Standardowa cena urządzenia 119 funtów równa się kwocie około 600 zł. Tesco planuje również specjalną ofertę dla posiadaczy kart Clubcard, którzy kupią Hudl za 100 funtów (ok. 500 zł). Producent przygotował również szereg akcesoriów z myślą o użytkownikach Hudl. Wśród nich znajdziemy m.in. specjalne kolorowe słuchawki dla dzieci (sam tablet dostępny będzie w czterech wariantach kolorystycznych – czarnym, niebieskim, czerwonym i fioletowym), a także specjalne elastyczne etui.
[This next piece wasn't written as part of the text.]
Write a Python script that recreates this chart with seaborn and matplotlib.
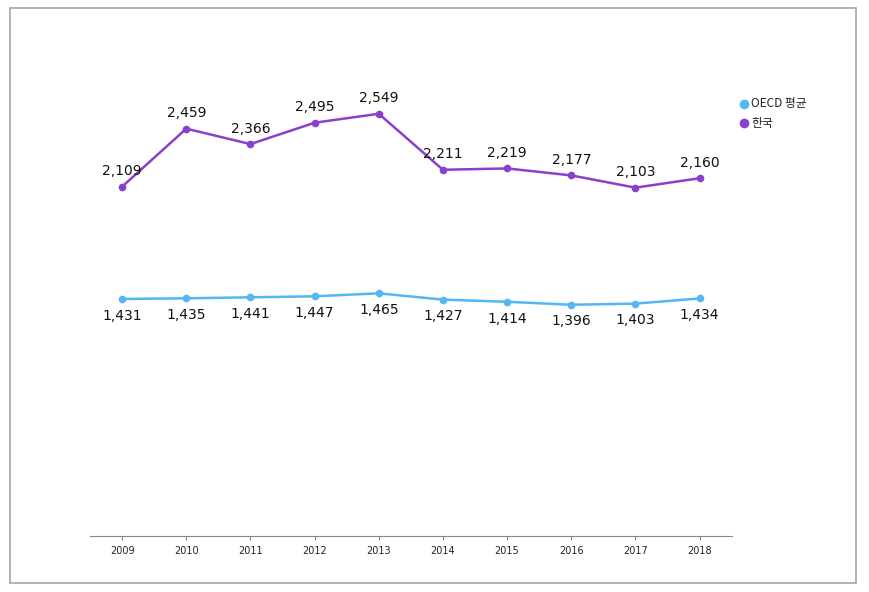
import matplotlib
matplotlib.use("Agg")
import matplotlib.pyplot as plt
import seaborn as sns
import pandas as pd
from matplotlib.patches import Rectangle

years = ["2009", "2010", "2011", "2012", "2013", "2014", "2015", "2016", "2017", "2018"]
oecd = [1431, 1435, 1441, 1447, 1465, 1427, 1414, 1396, 1403, 1434]
korea = [2109, 2459, 2366, 2495, 2549, 2211, 2219, 2177, 2103, 2160]
series_names = ["OECD 평균", "한국"]
colors = ["#55b6f5", "#8a40cc"]

sns.set_theme(style="white")
plt.rcParams['font.family'] = ['Noto Sans CJK KR', 'DejaVu Sans']

df = pd.DataFrame({
    "year": years * 2,
    "value": oecd + korea,
    "series": [series_names[0]] * len(years) + [series_names[1]] * len(years),
})

fig = plt.figure(figsize=(8.69, 5.92), dpi=100)
fig.patch.set_facecolor("white")
ax = fig.add_axes([0.1036, 0.0946, 0.7384, 0.8394])

sns.lineplot(data=df, x="year", y="value", hue="series", palette=colors,
             marker="o", markersize=5.5, markeredgewidth=0, linewidth=1.8,
             sort=False, ax=ax, legend=False)

ax.set_xlim(-0.5, len(years) - 0.5)
ax.set_ylim(0, 3000)
ax.set_xlabel("")
ax.set_ylabel("")
ax.set_yticks([])
for s in ["top", "right", "left"]:
    ax.spines[s].set_visible(False)
ax.spines["bottom"].set_color("#888888")
ax.spines["bottom"].set_linewidth(0.8)
ax.set_xticks(range(len(years)))
ax.set_xticklabels(years, fontsize=7, family="DejaVu Sans", color="#222222")
ax.tick_params(axis="x", bottom=True, length=3, color="#888888", width=0.8, pad=4)
ax.patch.set_alpha(0)

for i, v in enumerate(korea):
    ax.annotate(f"{v:,}", (i, v), xytext=(0, 6), textcoords="offset points",
                ha="center", va="bottom", fontsize=10, family="DejaVu Sans", color="#111111")
for i, v in enumerate(oecd):
    ax.annotate(f"{v:,}", (i, v), xytext=(0, -7), textcoords="offset points",
                ha="center", va="top", fontsize=10, family="DejaVu Sans", color="#111111")

# legend
for k, (name, c) in enumerate(zip(series_names, colors)):
    y = 1 - (104 + k * 19) / 592
    fig.lines.append(plt.Line2D([744 / 869], [y], marker="o", markersize=7,
                                color=c, markeredgewidth=0, transform=fig.transFigure))
    fig.text(751 / 869, y, name, fontsize=8.5, va="center", ha="left", color="#222222")

fig.patches.append(Rectangle((10 / 869, 1 - 583 / 592), 846 / 869, 575 / 592,
                             transform=fig.transFigure, fill=False,
                             edgecolor="#a6a6a6", linewidth=1.2))

fig.savefig("out.png", dpi=100, facecolor="white")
W Wielkiej Brytanii tablet zadebiutuje już 30 września. Początkowo nie było pewne czy Hudl w ogóle wyjdzie poza rodzimy rynek. Okazuje się jednak, że jest całkiem spora szansa na premierę tabletu w innych krajach – również w Polsce. Wszystko zależy od tego, jak szybko Brytyjczycy uruchomią w naszym kraju swoje multimedialne usługi – Mobcast i Blinkbox. To, że je uruchomią jest raczej pewne. Szczególnie, że Amazon, główny rywal Tesco na tym polu, wciąż traktuje nasz rynek po macoszemu.